The tweet was one of several since the sentencing as Papadopoulos has vented anger with the FBI and implied he was set up in the investigation. He said on Twitter that he would like to talk to the committee about his "suspicious encounters" with an Australian diplomat and a missing professor who were links to his case.
Papadopoulos also tweeted on Wednesday that he wanted to speak to the committee about two people he says were U.S. intelligence officers in London and "wanted to ingratiate themselves in campaign via myself."
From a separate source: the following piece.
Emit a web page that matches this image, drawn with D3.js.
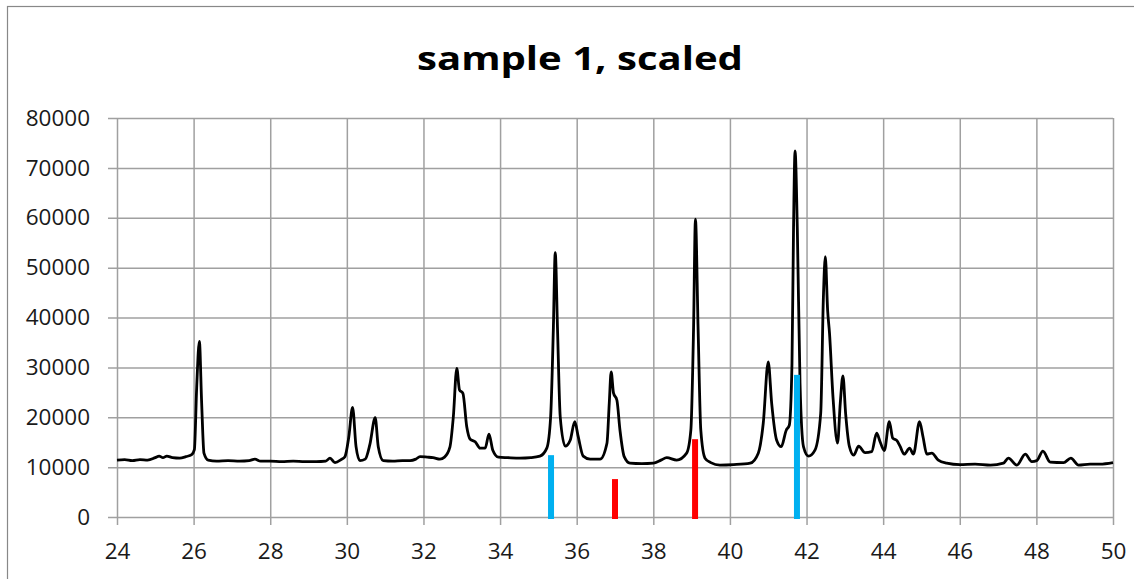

Papadopoulos, who served as a foreign policy adviser to Trump's campaign, has been a central figure in the Russia investigation dating back before special counsel Robert Mueller's May 2017 appointment. He was the first to plead guilty in Mueller's probe and the first Trump campaign adviser to be sentenced. His case was also the first to detail a member of the Trump campaign having knowledge of Russian efforts to interfere in the 2016 presidential election while it was ongoing.
According to a sweeping indictment handed up this summer, Russian intelligence had stolen emails from Hillary Clinton's campaign and other Democratic groups by April 2016, the same month Papadopoulos was told by the professor, Joseph Mifsud, that Russian officials had told him they had "dirt" on Clinton in the form of "thousands of emails." Mifsud's whereabouts are now unknown.
Also Wednesday, the Senate approved the release of a transcript of a closed-door Senate intelligence committee interview with W. Samuel Patten, a business associate of a co-defendant of former Trump campaign chairman Paul Manafort. The resolution, passed by voice vote, would allow Justice Department prosecutors to use it in Manafort's upcoming trial.
The trial in the District of Columbia, scheduled to start later this month, will be Manafort's second on charges brought by special counsel Robert Mueller's office. Last month, Manafort was convicted by a northern Virginia jury of eight counts of filing false tax returns, failing to report foreign bank accounts and bank fraud. The jury deadlocked on 10 other counts.
Patten pleaded guilty Friday to failing to register as a foreign agent for a Ukrainian political party and also admitted his role in a $50,000 donation scheme involving the presidential inauguration.